**WHAT YOU SHOULD DO**
Reproduce, please, the span of lines beginning at the line with "Reproduce this chart with matplotlib." and ending at the line with "from matplotlib.lines import Line2D", inclusive, minus any pictures.

Items from a dataset:
###

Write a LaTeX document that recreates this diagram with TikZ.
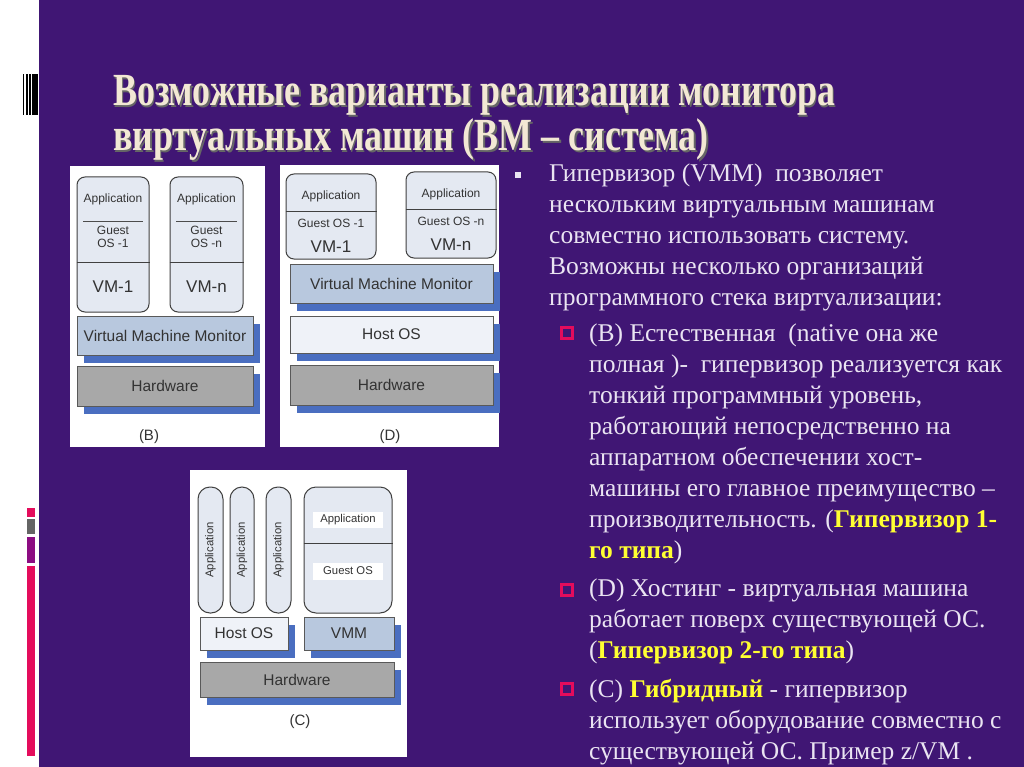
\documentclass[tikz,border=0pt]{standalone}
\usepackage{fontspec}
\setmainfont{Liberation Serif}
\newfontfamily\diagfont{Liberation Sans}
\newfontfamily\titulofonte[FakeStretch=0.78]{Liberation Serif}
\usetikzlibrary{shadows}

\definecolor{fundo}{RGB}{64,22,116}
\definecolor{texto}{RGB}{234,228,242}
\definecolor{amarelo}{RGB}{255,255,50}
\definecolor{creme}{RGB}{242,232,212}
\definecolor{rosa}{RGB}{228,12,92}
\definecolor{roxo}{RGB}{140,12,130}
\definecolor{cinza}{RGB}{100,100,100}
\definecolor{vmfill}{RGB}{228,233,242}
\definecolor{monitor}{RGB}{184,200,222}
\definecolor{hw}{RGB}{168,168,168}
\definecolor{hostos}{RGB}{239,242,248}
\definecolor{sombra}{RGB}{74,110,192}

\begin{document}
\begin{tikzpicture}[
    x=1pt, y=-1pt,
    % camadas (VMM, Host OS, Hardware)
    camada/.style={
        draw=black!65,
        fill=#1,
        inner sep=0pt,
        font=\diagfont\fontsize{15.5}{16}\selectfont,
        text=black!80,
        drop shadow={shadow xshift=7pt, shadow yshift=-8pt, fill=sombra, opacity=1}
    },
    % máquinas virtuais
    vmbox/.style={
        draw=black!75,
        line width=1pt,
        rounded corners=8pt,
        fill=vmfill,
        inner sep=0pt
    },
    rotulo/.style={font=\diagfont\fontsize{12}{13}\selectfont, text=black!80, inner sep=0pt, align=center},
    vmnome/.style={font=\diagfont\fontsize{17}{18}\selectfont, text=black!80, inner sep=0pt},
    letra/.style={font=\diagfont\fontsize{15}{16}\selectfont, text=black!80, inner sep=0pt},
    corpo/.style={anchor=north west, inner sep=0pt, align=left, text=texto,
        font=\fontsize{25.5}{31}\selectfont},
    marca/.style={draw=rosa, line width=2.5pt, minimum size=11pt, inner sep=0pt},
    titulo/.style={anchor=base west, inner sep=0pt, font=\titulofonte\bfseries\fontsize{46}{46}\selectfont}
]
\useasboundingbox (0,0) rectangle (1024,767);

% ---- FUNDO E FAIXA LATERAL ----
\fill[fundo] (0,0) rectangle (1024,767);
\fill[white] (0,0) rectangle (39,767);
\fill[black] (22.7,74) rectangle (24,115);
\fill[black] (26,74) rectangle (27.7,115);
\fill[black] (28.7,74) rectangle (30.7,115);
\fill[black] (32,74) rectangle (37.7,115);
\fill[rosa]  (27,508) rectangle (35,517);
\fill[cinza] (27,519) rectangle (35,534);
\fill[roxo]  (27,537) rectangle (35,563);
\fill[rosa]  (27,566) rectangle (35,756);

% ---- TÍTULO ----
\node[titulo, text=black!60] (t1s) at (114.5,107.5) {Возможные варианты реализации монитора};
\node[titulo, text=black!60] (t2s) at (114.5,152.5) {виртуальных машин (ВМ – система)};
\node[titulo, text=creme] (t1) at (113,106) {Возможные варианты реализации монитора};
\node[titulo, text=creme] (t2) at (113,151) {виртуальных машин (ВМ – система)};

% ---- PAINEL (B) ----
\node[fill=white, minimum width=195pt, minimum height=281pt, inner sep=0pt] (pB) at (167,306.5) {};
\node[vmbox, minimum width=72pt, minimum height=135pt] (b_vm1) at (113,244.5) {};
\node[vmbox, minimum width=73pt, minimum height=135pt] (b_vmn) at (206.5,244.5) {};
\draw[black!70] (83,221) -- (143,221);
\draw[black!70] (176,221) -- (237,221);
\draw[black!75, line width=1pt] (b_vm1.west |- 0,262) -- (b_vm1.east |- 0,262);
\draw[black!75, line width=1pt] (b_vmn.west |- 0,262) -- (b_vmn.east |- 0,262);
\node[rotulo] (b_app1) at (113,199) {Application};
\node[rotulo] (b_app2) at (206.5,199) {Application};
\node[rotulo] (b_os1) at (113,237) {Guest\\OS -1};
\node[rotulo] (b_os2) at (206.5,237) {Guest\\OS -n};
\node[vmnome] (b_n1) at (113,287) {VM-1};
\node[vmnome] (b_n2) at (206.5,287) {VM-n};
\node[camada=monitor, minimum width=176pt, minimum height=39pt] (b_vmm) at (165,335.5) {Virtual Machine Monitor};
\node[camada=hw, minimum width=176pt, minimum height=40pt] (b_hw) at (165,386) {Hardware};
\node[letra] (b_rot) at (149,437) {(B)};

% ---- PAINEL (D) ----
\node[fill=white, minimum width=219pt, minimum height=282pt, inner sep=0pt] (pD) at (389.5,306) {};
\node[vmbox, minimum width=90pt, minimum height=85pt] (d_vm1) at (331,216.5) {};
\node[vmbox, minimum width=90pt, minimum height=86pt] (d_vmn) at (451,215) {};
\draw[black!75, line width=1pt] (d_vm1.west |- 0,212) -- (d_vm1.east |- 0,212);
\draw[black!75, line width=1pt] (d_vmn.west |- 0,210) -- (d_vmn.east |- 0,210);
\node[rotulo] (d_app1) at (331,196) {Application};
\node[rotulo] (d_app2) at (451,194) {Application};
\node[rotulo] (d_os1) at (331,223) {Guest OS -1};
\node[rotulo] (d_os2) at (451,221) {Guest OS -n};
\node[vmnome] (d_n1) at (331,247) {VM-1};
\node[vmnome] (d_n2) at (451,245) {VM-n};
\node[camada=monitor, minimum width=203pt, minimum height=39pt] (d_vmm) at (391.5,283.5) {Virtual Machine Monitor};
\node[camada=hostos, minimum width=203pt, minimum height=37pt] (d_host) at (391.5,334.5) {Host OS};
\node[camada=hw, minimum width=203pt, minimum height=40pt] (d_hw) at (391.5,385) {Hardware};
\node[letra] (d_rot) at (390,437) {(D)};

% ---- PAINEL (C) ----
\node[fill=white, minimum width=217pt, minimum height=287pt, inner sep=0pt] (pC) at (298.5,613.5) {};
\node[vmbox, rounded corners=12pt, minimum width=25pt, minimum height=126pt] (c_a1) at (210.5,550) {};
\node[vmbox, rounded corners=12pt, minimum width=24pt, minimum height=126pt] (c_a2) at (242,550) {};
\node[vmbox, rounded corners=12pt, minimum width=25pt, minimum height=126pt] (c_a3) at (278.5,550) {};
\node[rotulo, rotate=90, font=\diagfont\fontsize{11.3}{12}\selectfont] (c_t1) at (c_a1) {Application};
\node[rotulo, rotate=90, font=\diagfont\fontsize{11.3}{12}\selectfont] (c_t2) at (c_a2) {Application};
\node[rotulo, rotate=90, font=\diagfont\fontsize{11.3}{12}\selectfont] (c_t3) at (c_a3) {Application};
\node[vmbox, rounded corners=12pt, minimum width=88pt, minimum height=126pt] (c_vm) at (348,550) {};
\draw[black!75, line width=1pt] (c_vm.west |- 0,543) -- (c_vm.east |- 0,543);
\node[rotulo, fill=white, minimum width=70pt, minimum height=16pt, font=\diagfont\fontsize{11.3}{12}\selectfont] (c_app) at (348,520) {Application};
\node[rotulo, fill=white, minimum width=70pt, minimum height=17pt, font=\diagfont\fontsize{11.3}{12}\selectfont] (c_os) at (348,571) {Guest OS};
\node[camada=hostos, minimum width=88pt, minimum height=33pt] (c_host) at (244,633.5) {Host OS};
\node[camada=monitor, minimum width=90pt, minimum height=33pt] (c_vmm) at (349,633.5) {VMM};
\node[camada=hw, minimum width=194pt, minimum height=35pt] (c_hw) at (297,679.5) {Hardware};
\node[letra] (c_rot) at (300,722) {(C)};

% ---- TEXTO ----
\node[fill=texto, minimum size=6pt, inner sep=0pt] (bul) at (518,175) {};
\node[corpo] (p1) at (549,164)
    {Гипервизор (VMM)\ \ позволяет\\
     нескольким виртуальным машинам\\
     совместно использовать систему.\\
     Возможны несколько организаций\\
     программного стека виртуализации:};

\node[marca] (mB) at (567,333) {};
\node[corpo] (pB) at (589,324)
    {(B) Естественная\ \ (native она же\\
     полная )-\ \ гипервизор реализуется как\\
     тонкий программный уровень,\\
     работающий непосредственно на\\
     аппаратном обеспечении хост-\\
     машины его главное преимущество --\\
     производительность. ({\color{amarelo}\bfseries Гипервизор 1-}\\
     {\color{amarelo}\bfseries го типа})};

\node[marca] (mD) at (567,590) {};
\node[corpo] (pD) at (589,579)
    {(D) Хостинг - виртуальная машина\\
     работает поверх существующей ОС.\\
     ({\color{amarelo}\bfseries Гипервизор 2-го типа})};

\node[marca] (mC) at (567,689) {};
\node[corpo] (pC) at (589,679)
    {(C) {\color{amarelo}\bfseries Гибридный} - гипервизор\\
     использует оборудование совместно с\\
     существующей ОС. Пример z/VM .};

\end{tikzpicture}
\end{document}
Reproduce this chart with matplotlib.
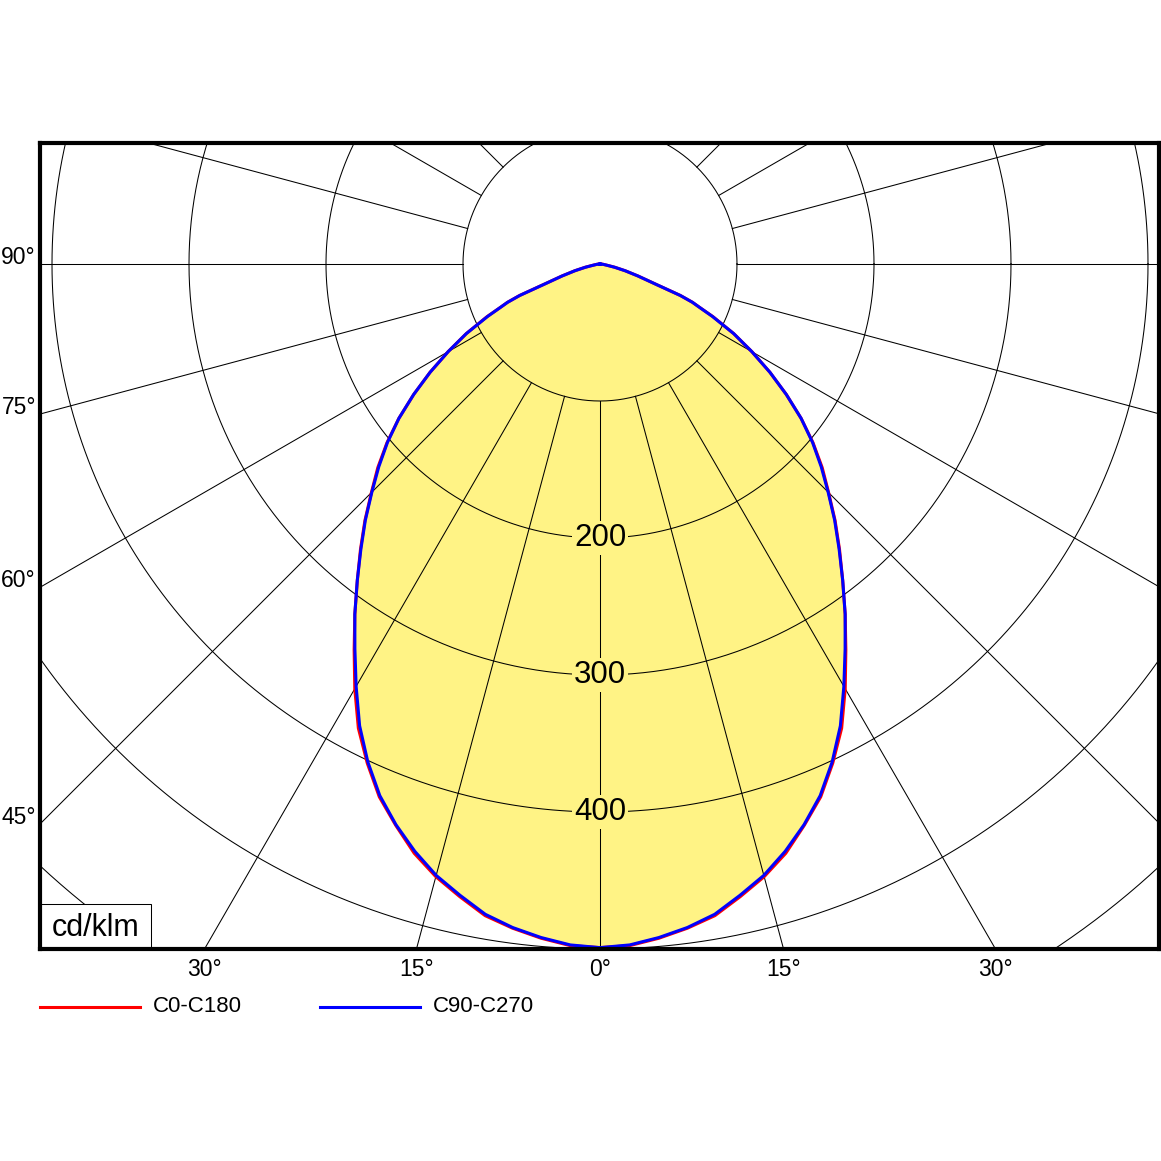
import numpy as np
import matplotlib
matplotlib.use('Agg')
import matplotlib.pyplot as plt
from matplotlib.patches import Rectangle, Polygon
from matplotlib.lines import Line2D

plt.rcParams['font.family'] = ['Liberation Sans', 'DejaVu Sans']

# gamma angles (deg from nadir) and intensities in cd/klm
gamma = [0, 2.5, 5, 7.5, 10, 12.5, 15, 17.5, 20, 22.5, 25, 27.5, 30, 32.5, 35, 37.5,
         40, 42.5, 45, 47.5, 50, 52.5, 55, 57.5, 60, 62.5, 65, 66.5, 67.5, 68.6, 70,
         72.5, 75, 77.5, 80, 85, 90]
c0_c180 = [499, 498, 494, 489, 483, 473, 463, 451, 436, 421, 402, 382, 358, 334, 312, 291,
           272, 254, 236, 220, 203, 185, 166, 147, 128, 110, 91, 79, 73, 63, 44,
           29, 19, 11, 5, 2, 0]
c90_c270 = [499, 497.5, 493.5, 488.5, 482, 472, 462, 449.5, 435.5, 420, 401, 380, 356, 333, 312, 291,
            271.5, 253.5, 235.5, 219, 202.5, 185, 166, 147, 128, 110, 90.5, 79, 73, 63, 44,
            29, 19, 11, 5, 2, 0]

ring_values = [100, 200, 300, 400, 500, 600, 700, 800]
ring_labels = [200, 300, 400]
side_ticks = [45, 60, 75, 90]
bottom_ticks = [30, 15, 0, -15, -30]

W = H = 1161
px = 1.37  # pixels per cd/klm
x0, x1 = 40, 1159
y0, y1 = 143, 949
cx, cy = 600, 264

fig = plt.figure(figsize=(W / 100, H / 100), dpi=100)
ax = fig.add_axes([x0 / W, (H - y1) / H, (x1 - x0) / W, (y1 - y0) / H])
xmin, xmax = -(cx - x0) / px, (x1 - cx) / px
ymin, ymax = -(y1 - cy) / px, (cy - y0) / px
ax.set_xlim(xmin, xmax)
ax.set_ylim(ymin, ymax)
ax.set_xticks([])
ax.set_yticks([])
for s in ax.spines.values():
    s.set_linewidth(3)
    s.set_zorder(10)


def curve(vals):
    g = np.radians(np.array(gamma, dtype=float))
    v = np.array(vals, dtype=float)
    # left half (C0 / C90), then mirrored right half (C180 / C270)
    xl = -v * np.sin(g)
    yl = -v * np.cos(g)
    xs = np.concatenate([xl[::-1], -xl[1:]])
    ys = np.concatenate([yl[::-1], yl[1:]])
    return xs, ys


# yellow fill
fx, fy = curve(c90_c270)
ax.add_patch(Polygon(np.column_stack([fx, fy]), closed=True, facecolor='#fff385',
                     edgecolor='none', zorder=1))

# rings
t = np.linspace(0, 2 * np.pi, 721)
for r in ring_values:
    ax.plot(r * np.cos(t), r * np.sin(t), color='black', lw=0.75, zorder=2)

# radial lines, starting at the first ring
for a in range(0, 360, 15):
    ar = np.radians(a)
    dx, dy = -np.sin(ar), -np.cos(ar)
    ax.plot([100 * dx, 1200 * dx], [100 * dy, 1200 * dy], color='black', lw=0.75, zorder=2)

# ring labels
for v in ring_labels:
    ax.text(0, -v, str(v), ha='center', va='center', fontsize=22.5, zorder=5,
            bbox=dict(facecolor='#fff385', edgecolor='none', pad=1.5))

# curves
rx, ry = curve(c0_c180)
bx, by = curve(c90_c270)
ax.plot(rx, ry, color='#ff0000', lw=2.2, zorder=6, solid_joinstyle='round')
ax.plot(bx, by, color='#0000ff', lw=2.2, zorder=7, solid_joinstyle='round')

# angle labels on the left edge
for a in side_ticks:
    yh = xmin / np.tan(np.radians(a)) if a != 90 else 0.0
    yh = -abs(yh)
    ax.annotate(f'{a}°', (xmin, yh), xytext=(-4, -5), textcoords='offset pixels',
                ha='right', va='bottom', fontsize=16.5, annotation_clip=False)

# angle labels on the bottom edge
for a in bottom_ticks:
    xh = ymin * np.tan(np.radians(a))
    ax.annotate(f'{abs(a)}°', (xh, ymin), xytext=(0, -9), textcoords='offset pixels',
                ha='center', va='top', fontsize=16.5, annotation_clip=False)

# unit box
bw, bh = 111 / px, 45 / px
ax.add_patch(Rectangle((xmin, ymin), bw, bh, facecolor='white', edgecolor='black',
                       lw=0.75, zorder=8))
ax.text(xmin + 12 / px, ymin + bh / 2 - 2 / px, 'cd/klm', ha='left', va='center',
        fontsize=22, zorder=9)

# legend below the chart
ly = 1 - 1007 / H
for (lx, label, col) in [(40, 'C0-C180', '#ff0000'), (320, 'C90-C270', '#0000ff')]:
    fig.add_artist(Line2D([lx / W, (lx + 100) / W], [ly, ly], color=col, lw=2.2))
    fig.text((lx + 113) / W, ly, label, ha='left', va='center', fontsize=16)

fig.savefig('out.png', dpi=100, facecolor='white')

###

**RESPONSE BELOW**
Reproduce this chart with matplotlib.
import numpy as np
import matplotlib
matplotlib.use('Agg')
import matplotlib.pyplot as plt
from matplotlib.patches import Rectangle, Polygon
from matplotlib.lines import Line2D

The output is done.